There are two situations which black/white boards are awesome for. -Giving lectures in subjects which desperately need drawing and writing. Look at what happens at 1:16:27 here https://www.youtube.com/watch?v=BPSEpDq6QYc The speaker can just go draw a picture, in response to a question. I know of no alternative which can do something like that nearly as well.

-Collaborating in subjects which need drawing and writing. I can stand next to someone and talk over a problem. They write some formula on the board. I insert some additional bits and pieces that they missed. We draw pictures.

I'd like to hear what you think replaces black/white boards.

The black vs. whiteboard thing is a whole different issue :)

[lisper]

Look, I have nothing against blackboards, just as I have nothing against horses. Horses are really handy in some situations. If you're in the wilderness and you need to cross a stream, a horse can be just the thing. There's no technology that can compete with a horse in that case.

But to constrain your infrastructure (notation in the case of mathematics, roads in the case of horses) according to the needs of a blackboard or a horse is, IMHO, a serious mistake in this day and age. If you design your roads for cars instead of horses you get tremendous productivity boosts, even as you lose the ability to deal with some edge cases.

Notice that to find an example of the real utility of a blackboard you had to bypass >95% of the lecture and go to the very end. Imagine how much better things would be if the rest of the lecture had been presented as source code that a student could analyze and manipulate and error-check using some automated tool.

[carstimon]

The great thing is we're not constraining our notation. As reikonomusha said, the standard notation is easier to read. Other notation is better for programming or certain things, and that's what we use there.

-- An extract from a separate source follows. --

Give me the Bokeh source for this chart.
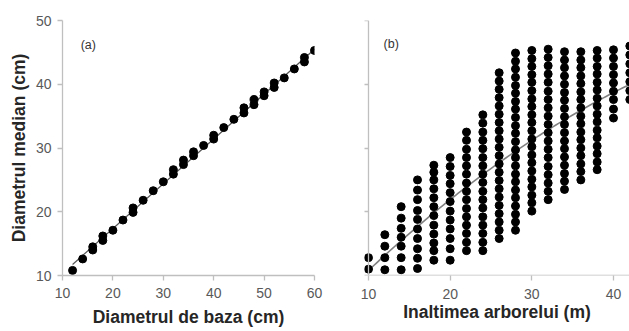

Re: your last paragraph. I only went to the end because I knew that there must have been a good example in the questions. If you want I can give you examples from the middle of a talk.

[lisper]

> the standard notation is easier to read

Only because you're used to it. In fact, standard notation is much harder to read because it's ambiguous, often to the point of actively introducing errors. See:

http://mitpress.mit.edu/sites/default/files/titles/content/s...

> If you want I can give you examples

No, I don't dispute that blackboards are useful. What I dispute is that their utility is so high that we ought to design mathematical notation around their limitations.

[carstimon]

Ok, I can agree that we shouldn't design notation around their limitations. And I do like what they do in SICM. But, I'm just trying to root for the point up-thread:

>It seems tempting to have a single unambiguous notation for mathematics. But In constructing such a language, one will quickly realize that doing mathematics becomes an intensely arduous task.

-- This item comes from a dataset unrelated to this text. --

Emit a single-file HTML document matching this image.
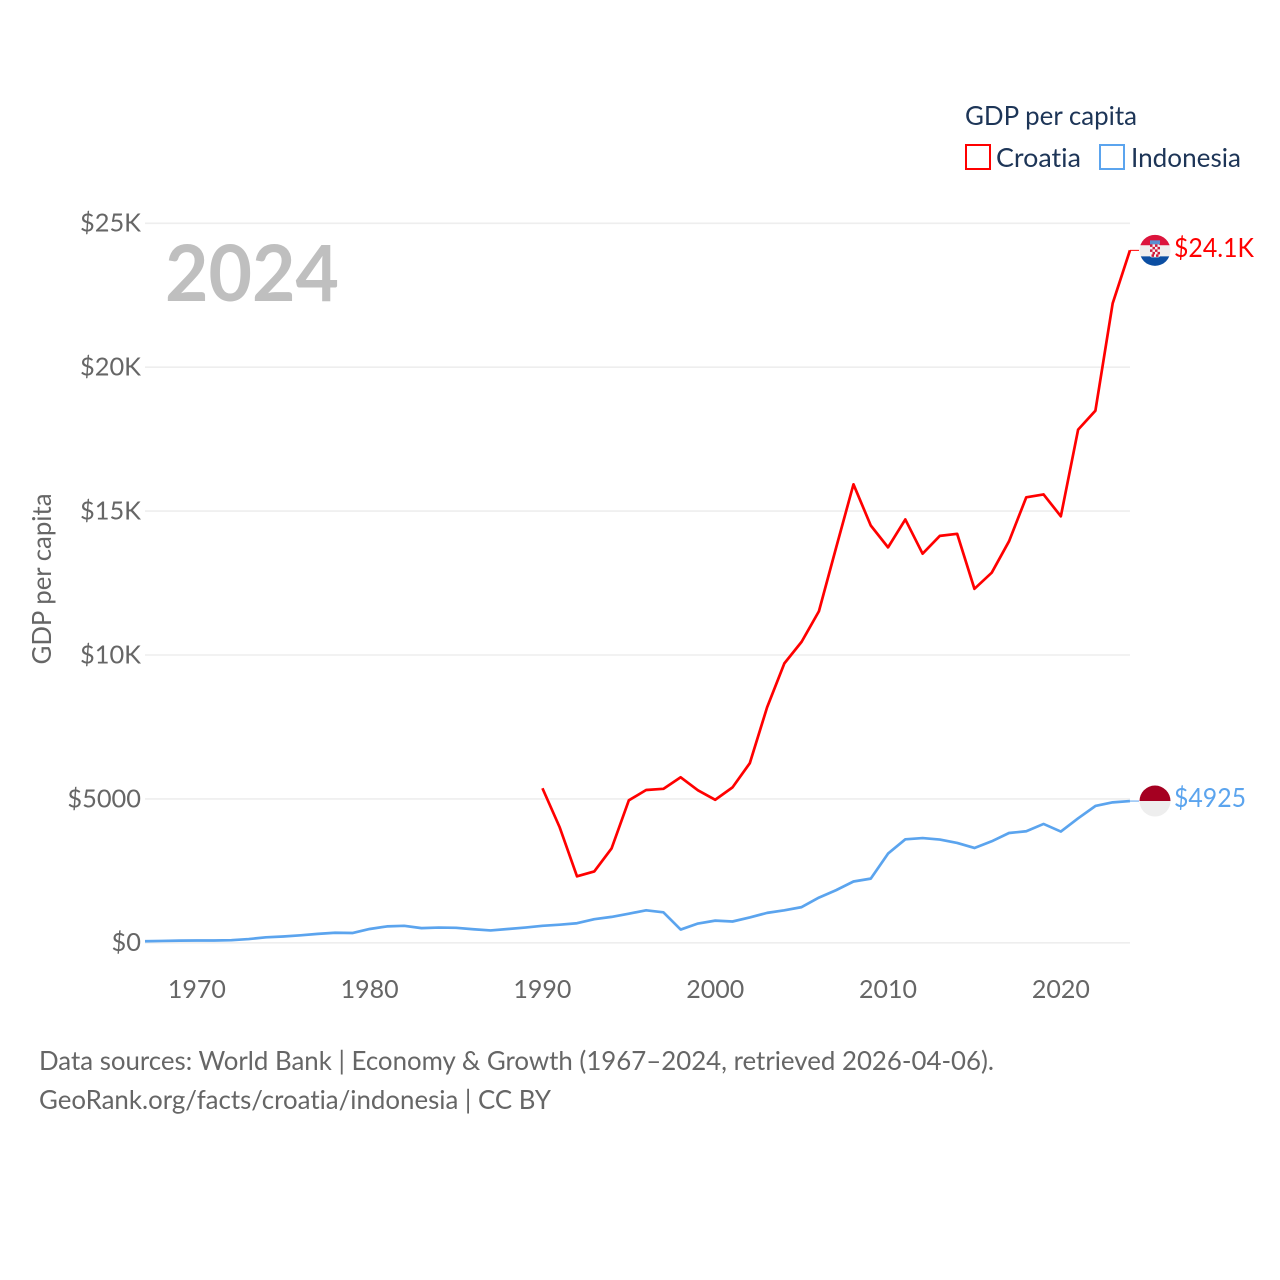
<!DOCTYPE html>
<html lang="en">
<head>
<meta charset="utf-8">
<title>GDP per capita: Croatia and Indonesia</title>
<style>
html,body{margin:0;padding:0;background:#fff;width:1280px;height:1280px;overflow:hidden}
svg{display:block}
text{font-family:"Lato","Carlito","Liberation Sans",sans-serif;font-variant-ligatures:none}
</style>
</head>
<body>
<svg id="chart" xmlns="http://www.w3.org/2000/svg" width="1280" height="1280" viewBox="0 0 1280 1280">
  <defs>
    <clipPath id="flag-clip-hr"><circle cx="0" cy="0" r="15.5"/></clipPath>
    <clipPath id="flag-clip-id"><circle cx="0" cy="0" r="15.5"/></clipPath>
  </defs>
  <g id="grid"></g>
  <g id="y-ticks"></g>
  <g id="x-ticks"></g>
  <text x="165" y="301" font-size="78" font-weight="700" fill="#bfbfbf" textLength="174" lengthAdjust="spacingAndGlyphs">2024</text>
  <text transform="translate(51,579) rotate(-90)" text-anchor="middle" font-size="26" fill="#666666" textLength="171" lengthAdjust="spacingAndGlyphs">GDP per capita</text>
  <g id="series"></g>
  <g id="flag-croatia">
    <g clip-path="url(#flag-clip-hr)">
      <rect x="-16" y="-16" width="32" height="11" fill="#dc143c"/>
      <rect x="-16" y="-5" width="32" height="11" fill="#eeeeee"/>
      <rect x="-16" y="6" width="32" height="10" fill="#0b4ea2"/>
      <rect x="-5" y="-10" width="10" height="4" fill="#5b8fd0"/>
      <rect x="-5" y="-6" width="10" height="13" rx="2" fill="#f4f4f4"/>
      <path d="M-5-6h2.500v2.500H-5zM0-6h2.500v2.500H0zM-2.500-3.500H0V-1h-2.500zM2.500-3.500H5V-1H2.500zM-5-1h2.500v2.500H-5zM0-1h2.500v2.500H0zM-2.500 1.500H0V4h-2.500zM2.500 1.500H5V4H2.500zM-3.500 4H-1v2.500h-2.500zM1 4h2.500v2.500H1z" fill="#d01c3c"/>
    </g>
  </g>
  <g id="flag-indonesia">
    <g clip-path="url(#flag-clip-id)">
      <rect x="-16" y="-16" width="32" height="16" fill="#a50021"/>
      <rect x="-16" y="0" width="32" height="16" fill="#eeeeee"/>
    </g>
  </g>
  <g id="end-labels"></g>
  <g id="legend">
    <text x="965" y="125" font-size="26" fill="#1d3557" textLength="172" lengthAdjust="spacingAndGlyphs">GDP per capita</text>
    <g>
      <rect x="966" y="145" width="24" height="24" fill="none" stroke="#ff0000" stroke-width="2"/>
      <text x="996" y="167" font-size="26" fill="#1d3557" textLength="85" lengthAdjust="spacingAndGlyphs">Croatia</text>
    </g>
    <g>
      <rect x="1100" y="145" width="24" height="24" fill="none" stroke="#5ba4ee" stroke-width="2"/>
      <text x="1131" y="167" font-size="26" fill="#1d3557" textLength="110" lengthAdjust="spacingAndGlyphs">Indonesia</text>
    </g>
  </g>
  <g>
    <text x="39" y="1070" font-size="26" fill="#666666" textLength="955" lengthAdjust="spacingAndGlyphs">Data sources: World Bank | Economy &amp; Growth (1967–2024, retrieved 2026-04-06).</text>
    <text x="39" y="1109" font-size="26" fill="#666666" textLength="512" lengthAdjust="spacingAndGlyphs">GeoRank.org/facts/croatia/indonesia | CC BY</text>
  </g>
</svg>
<script>
const years = [1967,1968,1969,1970,1971,1972,1973,1974,1975,1976,1977,1978,1979,1980,1981,1982,1983,1984,1985,1986,1987,1988,1989,1990,1991,1992,1993,1994,1995,1996,1997,1998,1999,2000,2001,2002,2003,2004,2005,2006,2007,2008,2009,2010,2011,2012,2013,2014,2015,2016,2017,2018,2019,2020,2021,2022,2023,2024];
const croatiaValues = [null,null,null,null,null,null,null,null,null,null,null,null,null,null,null,null,null,null,null,null,null,null,null,5370,4010,2310,2480,3280,4950,5310,5350,5750,5300,4970,5400,6240,8180,9710,10460,11520,13740,15930,14500,13740,14710,13520,14140,14210,12300,12860,13950,15480,15580,14820,17830,18490,22220,24060];
const indonesiaValues = [54,65,75,80,80,90,130,190,220,260,310,350,340,480,570,590,510,530,520,470,430,480,530,590,630,680,820,900,1010,1130,1060,460,670,770,740,880,1040,1130,1240,1570,1830,2130,2230,3100,3596,3640,3586,3470,3295,3527,3815,3875,4130,3865,4325,4754,4880,4925];
const yTickValues = [0,5000,10000,15000,20000,25000];
const yTickLabels = ["$0","$5000","$10K","$15K","$20K","$25K"];
const xTickValues = [1970,1980,1990,2000,2010,2020];
const croatiaEndLabel = "$24.1K";
const indonesiaEndLabel = "$4925";

const NS = "http://www.w3.org/2000/svg";
const xScale = function (year) { return 145 + (year - 1967) * 17.28; };
const yScale = function (value) { return 942.8 - value * 0.02878; };
const PLOT_LEFT = 145;
const PLOT_RIGHT = 1130;

function shape(tag, parentId, attrs) {
  const el = document.createElementNS(NS, tag);
  Object.keys(attrs).forEach(function (k) { el.setAttribute(k, attrs[k]); });
  document.getElementById(parentId).appendChild(el);
  return el;
}

yTickValues.forEach(function (v, i) {
  const y = yScale(v);
  const line = shape("line", "grid", {x1: PLOT_LEFT, x2: PLOT_RIGHT, y1: y, y2: y, stroke: "#eeeeee", "stroke-width": 1.6});
  
  
  const label = shape("text", "y-ticks", {x: 141, y: y + 8.4, "text-anchor": "end", "font-size": 25.4, fill: "#666666"});
  label.textContent = yTickLabels[i];
  
  
});

xTickValues.forEach(function (v) {
  const label = shape("text", "x-ticks", {x: xScale(v), y: 998, "text-anchor": "middle", "font-size": 25, fill: "#666666"});
  label.textContent = String(v);
  
  
});

function linePath(values) {
  let d = "";
  values.forEach(function (v, i) {
    if (v === null) { return; }
    d += (d ? "L" : "M") + xScale(years[i]).toFixed(2) + " " + yScale(v).toFixed(2);
  });
  return d;
}

const indonesiaLine = shape("path", "series", {d: linePath(indonesiaValues), fill: "none", stroke: "#5ba4ee", "stroke-width": 2.7, "stroke-linejoin": "round"});



const croatiaLine = shape("path", "series", {d: linePath(croatiaValues), fill: "none", stroke: "#ff0000", "stroke-width": 2.7, "stroke-linejoin": "round"});



const lastCroatiaY = yScale(croatiaValues[croatiaValues.length - 1]);
const lastIndonesiaY = yScale(indonesiaValues[indonesiaValues.length - 1]);

const croatiaStub = shape("line", "series", {x1: PLOT_RIGHT, x2: 1139, y1: lastCroatiaY, y2: lastCroatiaY, stroke: "#ff0000", "stroke-width": 1});



const indonesiaStub = shape("line", "series", {x1: PLOT_RIGHT, x2: 1139, y1: lastIndonesiaY, y2: lastIndonesiaY, stroke: "#5ba4ee", "stroke-width": 1});



document.getElementById("flag-croatia").setAttribute("transform", "translate(1155," + lastCroatiaY + ")");
document.getElementById("flag-indonesia").setAttribute("transform", "translate(1155," + lastIndonesiaY + ")");

const croatiaLabel = shape("text", "end-labels", {x: 1174, y: lastCroatiaY + 6.5, "font-size": 26, fill: "#ff0000", textLength: 80, lengthAdjust: "spacingAndGlyphs"});
croatiaLabel.textContent = croatiaEndLabel;



const indonesiaLabel = shape("text", "end-labels", {x: 1174, y: lastIndonesiaY + 6.0, "font-size": 26, fill: "#5ba4ee", textLength: 72, lengthAdjust: "spacingAndGlyphs"});
indonesiaLabel.textContent = indonesiaEndLabel;


</script>
</body>
</html>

When talking about math, our notation doesn't have to be precise, and that's ok.

> No, I don't dispute that blackboards are useful. Just obsolete :P

[j2kun]

To constrain your infrastructure according to the needs of a computer is also silly. Imagine if, in order to hum a tune, one needed to write sheet music using a programming language. Or if every spoken conversation were halted the instant a word is used incorrectly.

Mathematics (and a lecture on mathematics) is closer in nature to a conversation than a road.

[edit sp]

[wtallis]

Those are stupidly irrelevant examples. Nobody's suggesting that you would need to have a Coq parser between your keyboard and your display. You can type an incomplete or invalid expression just as easily as you can write one, but only with a computer can you have your statements automatically and reliably checked and errors flagged in realtime.

[j2kun]

Essentially, that is the argument. If the point is to allow students to manipulate the lecture as data, then it must be error-free. That is literally putting a parser between the lecturer and the students.

And your condescending comment does not address my point, which is that a lecture would not benefit from (and is actively harmed by) the "features" being suggested. Real time error flagging would be extremely distracting, and writing mathematics as source code would be tediously slow and again distract from the point of understanding the mathematics.

[wtallis]

Enabling multiple users to interact with the equations in realtime as they are being written is hardly the only possible benefit of using computers to communicate math, and even so it only requires that the equations be tokenized to be manipulable, not that the whole expression be completely error-free and the parser be running in an enforcing mode.

And your claim that writing mathematics as source code is too slow is very much lacking in proof. All we can say with confidence is that syntax like LaTeX markup on a standard keyboard layout is too inefficient for realtime use. This does not mean that realtime use is impossible if you allow for a more complicated IME and for a different final notation on-screen than the current standard math notation.

[j2kun]

I'd like to hear your ideas for other benefits.

[wtallis]

Computers can have pen input too for situations where that's more efficient, and for less expense than that lecture hall's complicated apparatus of multiple sliding blackboards to get around the finite drawing area limitation that computers don't have.